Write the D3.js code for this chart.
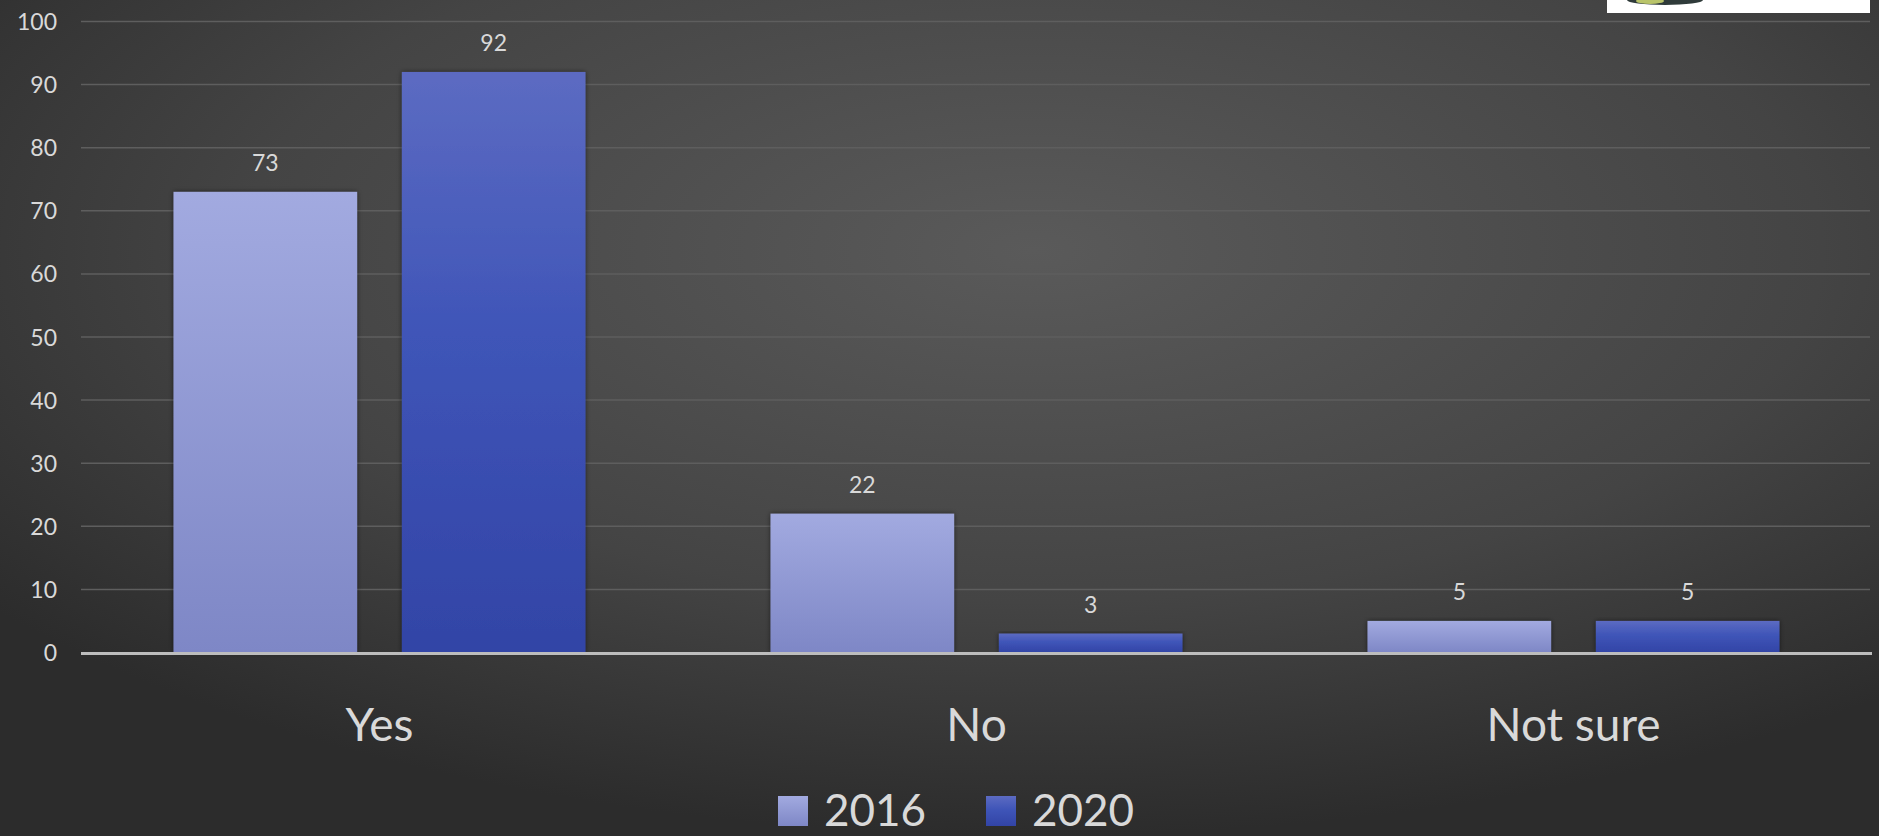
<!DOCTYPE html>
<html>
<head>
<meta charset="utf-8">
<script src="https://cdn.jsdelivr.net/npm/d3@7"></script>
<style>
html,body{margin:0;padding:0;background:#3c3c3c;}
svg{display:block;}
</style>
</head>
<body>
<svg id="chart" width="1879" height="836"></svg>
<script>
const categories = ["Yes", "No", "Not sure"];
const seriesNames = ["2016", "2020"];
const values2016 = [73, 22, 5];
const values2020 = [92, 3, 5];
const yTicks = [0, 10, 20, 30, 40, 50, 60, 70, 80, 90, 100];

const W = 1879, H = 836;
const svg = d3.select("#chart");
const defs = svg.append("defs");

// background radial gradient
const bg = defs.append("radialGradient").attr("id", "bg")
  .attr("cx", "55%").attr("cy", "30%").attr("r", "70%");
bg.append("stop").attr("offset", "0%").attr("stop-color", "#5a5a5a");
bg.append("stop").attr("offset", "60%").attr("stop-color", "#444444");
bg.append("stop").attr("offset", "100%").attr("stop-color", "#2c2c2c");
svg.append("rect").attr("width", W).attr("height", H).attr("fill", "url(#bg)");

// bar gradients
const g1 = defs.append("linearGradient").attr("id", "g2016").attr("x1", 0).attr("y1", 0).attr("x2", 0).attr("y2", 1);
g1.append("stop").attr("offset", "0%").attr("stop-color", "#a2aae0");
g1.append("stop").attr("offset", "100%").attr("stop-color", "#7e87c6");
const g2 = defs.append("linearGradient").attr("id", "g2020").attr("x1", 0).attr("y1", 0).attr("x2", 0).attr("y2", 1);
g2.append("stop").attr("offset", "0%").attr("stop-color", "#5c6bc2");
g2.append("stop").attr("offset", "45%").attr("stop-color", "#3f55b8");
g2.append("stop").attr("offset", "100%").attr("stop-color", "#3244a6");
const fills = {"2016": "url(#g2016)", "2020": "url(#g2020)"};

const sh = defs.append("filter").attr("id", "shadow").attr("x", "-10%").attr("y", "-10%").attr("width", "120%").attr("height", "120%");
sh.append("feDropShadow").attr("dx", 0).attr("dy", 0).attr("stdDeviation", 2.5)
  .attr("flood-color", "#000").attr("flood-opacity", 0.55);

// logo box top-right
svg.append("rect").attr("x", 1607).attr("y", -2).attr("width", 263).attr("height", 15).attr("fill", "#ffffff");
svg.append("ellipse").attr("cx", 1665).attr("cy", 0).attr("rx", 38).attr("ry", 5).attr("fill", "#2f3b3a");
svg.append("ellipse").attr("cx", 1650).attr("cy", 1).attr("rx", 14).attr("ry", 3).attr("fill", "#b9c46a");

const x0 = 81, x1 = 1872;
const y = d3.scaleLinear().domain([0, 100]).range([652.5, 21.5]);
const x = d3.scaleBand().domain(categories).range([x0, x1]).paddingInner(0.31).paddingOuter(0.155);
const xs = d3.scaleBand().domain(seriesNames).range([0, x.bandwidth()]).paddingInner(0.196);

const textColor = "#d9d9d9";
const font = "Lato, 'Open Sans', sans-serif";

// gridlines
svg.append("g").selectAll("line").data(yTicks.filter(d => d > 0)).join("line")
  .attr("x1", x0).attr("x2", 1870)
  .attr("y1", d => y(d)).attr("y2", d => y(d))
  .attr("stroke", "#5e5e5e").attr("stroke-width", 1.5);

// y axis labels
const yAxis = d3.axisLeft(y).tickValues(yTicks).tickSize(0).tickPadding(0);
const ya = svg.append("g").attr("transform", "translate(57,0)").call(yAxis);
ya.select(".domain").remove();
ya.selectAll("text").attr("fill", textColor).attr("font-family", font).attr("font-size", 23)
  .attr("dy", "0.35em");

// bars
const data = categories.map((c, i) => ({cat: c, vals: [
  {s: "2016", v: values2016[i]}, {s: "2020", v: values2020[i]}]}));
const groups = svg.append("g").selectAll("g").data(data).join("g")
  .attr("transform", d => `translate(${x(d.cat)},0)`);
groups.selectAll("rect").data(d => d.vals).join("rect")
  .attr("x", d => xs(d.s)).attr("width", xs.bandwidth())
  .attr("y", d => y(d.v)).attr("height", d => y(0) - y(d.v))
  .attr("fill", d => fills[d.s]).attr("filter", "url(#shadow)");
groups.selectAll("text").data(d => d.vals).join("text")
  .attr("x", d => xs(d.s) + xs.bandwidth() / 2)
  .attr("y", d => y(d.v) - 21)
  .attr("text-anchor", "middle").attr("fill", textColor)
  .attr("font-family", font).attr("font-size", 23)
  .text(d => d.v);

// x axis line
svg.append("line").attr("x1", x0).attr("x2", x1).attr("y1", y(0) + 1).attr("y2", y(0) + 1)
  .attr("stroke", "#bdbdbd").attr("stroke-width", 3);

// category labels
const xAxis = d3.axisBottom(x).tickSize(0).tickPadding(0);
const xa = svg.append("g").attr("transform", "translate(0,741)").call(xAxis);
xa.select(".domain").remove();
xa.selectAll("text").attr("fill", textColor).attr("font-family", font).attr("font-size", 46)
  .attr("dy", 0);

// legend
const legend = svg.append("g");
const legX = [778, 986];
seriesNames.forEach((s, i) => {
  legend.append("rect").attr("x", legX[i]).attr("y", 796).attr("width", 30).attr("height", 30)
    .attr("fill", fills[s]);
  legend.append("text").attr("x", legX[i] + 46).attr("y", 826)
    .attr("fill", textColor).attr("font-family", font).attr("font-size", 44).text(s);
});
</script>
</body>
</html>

== == ==

Note how many lines of the material contain the string "chart". Then report that number by itself.

3